Aprofundando-se mais na polêmica, Lucas pensa que, talvez, esse debate fale mais das pessoas que se irritam com artista do que propriamente o que ele diz: “Em geral, essa discussão é levantada por pessoas que se sentem agredidas com ‘fogo nos racista’ e nos acusam de propagar violência contra outros. A repercussão da performance serve para que essas pessoas que se sentem agredidas repensem o porquê desse sentimento”.
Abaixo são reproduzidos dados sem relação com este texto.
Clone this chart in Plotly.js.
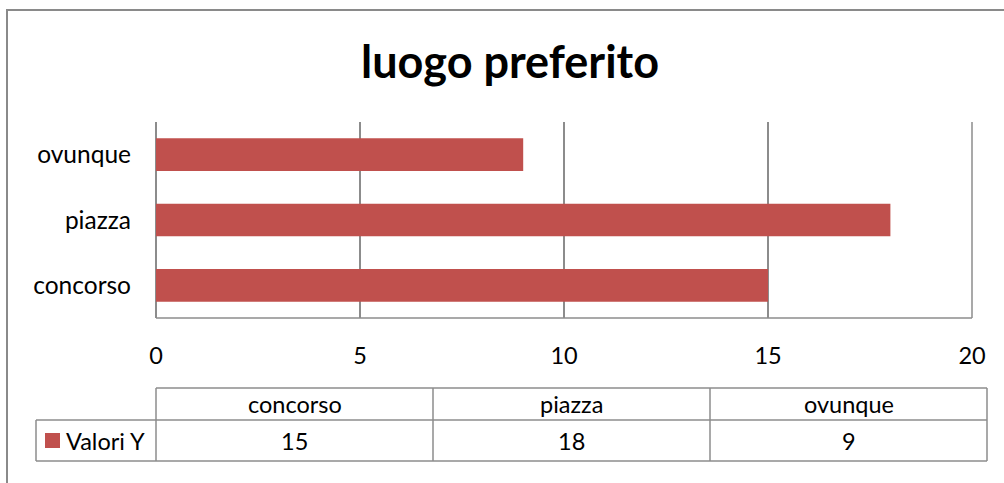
<!DOCTYPE html>
<html>
<head>
<meta charset="utf-8">
<script src="https://cdn.plot.ly/plotly-3.0.1.min.js"></script>
<style>html,body{margin:0;padding:0;background:#fff;}#chart{width:1004px;height:483px;}</style>
</head>
<body>
<div id="chart"></div>
<script>
const categories = ["concorso", "piazza", "ovunque"];
const values = [15, 18, 9];
const seriesName = "Valori Y";
const xTicks = [0, 5, 10, 15, 20];
const chartTitle = "luogo preferito";

const W = 1004, H = 483;
const L = 156, R = 972, T = 122, B = 318;
const px = x => (x - L) / (R - L);
const py = y => (B - y) / (B - T);
const FONT = "Lato, 'Noto Sans', sans-serif";
const FS = 23.5;
const GRID = "#8c8c8c";
const BAR = "#c0504d";

const shapes = [];
const annotations = [];
// outer chart border
shapes.push({type:"rect", xref:"paper", yref:"paper", x0:px(7), x1:px(1012), y0:py(10), y1:py(495), line:{color:"#8a8a8a", width:2}, fillcolor:"rgba(0,0,0,0)", layer:"below"});
// bottom axis line and right edge gridline
shapes.push({type:"line", xref:"paper", yref:"paper", x0:0, x1:1, y0:0, y1:0, line:{color:GRID, width:1.5}});
shapes.push({type:"line", xref:"paper", yref:"paper", x0:1, x1:1, y0:0, y1:1, line:{color:GRID, width:1.5}});

// data table
const tL = 156, tR = 987, legL = 36, rowTop = 388, rowMid = 420, rowBot = 461;
const colW = (tR - tL) / categories.length;
const ln = (x0,y0,x1,y1) => shapes.push({type:"line", xref:"paper", yref:"paper", x0:px(x0), x1:px(x1), y0:py(y0), y1:py(y1), line:{color:"#8c8c8c", width:1.5}});
ln(tL, rowTop, tR, rowTop);
ln(legL, rowMid, tR, rowMid);
ln(legL, rowBot, tR, rowBot);
ln(legL, rowMid, legL, rowBot);
for (let i = 0; i <= categories.length; i++) {
  const x = tL + i * colW;
  ln(x, rowTop, x, rowBot);
}
categories.forEach((c, i) => {
  const cx = tL + (i + 0.5) * colW;
  annotations.push({xref:"paper", yref:"paper", x:px(cx), y:py((rowTop+rowMid)/2), text:c, showarrow:false, font:{family:FONT, size:FS, color:"#000"}, xanchor:"center", yanchor:"middle"});
  annotations.push({xref:"paper", yref:"paper", x:px(cx), y:py((rowMid+rowBot)/2), text:String(values[i]), showarrow:false, font:{family:FONT, size:FS, color:"#000"}, xanchor:"center", yanchor:"middle"});
});
// legend key
shapes.push({type:"rect", xref:"paper", yref:"paper", x0:px(45), x1:px(60), y0:py(433), y1:py(448), fillcolor:BAR, line:{width:0}});
annotations.push({xref:"paper", yref:"paper", x:px(64), y:py((rowMid+rowBot)/2), text:seriesName, showarrow:false, font:{family:FONT, size:FS, color:"#000"}, xanchor:"left", yanchor:"middle"});

const trace = {
  type:"bar", orientation:"h",
  y: categories, x: values,
  marker:{color:BAR, line:{width:0}},
  name: seriesName, hoverinfo:"x+y"
};

const layout = {
  width: W, height: H,
  margin:{l:L, r:W-R, t:T, b:H-B, pad:0},
  paper_bgcolor:"#fff", plot_bgcolor:"#fff",
  showlegend:false,
  bargap:0.5,
  title:{text:"<b>"+chartTitle+"</b>", font:{family:FONT, size:45, color:"#000"}, x:0.508, xanchor:"center", y:1-62/H, yanchor:"middle"},
  xaxis:{range:[0,20], tickvals:xTicks, ticktext:xTicks.map(String), showgrid:true, gridcolor:GRID, gridwidth:1.5, zeroline:true, zerolinecolor:GRID, zerolinewidth:1.5, showline:false, ticks:"", ticklabelstandoff:21, tickfont:{family:FONT, size:FS, color:"#000"}, fixedrange:true},
  yaxis:{categoryorder:"array", categoryarray:categories, showgrid:false, zeroline:false, showline:false, ticks:"", ticklabelstandoff:24, tickfont:{family:FONT, size:24.5, color:"#000"}, fixedrange:true},
  shapes: shapes,
  annotations: annotations
};

Plotly.newPlot("chart", [trace], layout, {displayModeBar:false, staticPlot:true});
</script>
</body>
</html>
É claro que, com uma abordagem tão incisiva, é inevitável que existam pessoas que enxerguem a manifestação de Djonga como extremista. Entretanto, o membro do coletivo afirma que qualquer coisa pode ser considerada extremista, a depender da prioridade que cada um dá à situação e a quem essa ‘ameaça’ atinge. “Óbvio que ‘fogo nos racistas’ é extremismo para quem não faz parte da minoria social que tem furadeiras, guarda chuvas, vassouras sendo confundidas com armas e sendo posteriormente alvejadas. E o fato de levantarem esse debate toda vez, enquanto movimento de massa, em vez de colaborar diariamente num esforço antirracista, talvez mostre de que lado esses indivíduos estão nessa briga”, declara Ventura.
Por fim, Ventura reforça o valor da arte de Djonga e reconhece que, ao menos, a polêmica trouxe de volta o tema racial para o debate público. “O lema ‘fogo nos racistas’, apoiado por alguns que defendem um combate frontal do racismo e rejeitado por outros – mais anti punitivistas, que veem nessa frase de ordem uma possível agressão que deixará o próprio racista na defensiva e não promoverá diálogo –, é sem dúvida, um marco do artista, que por si só já levanta um debate relevante”, conclui.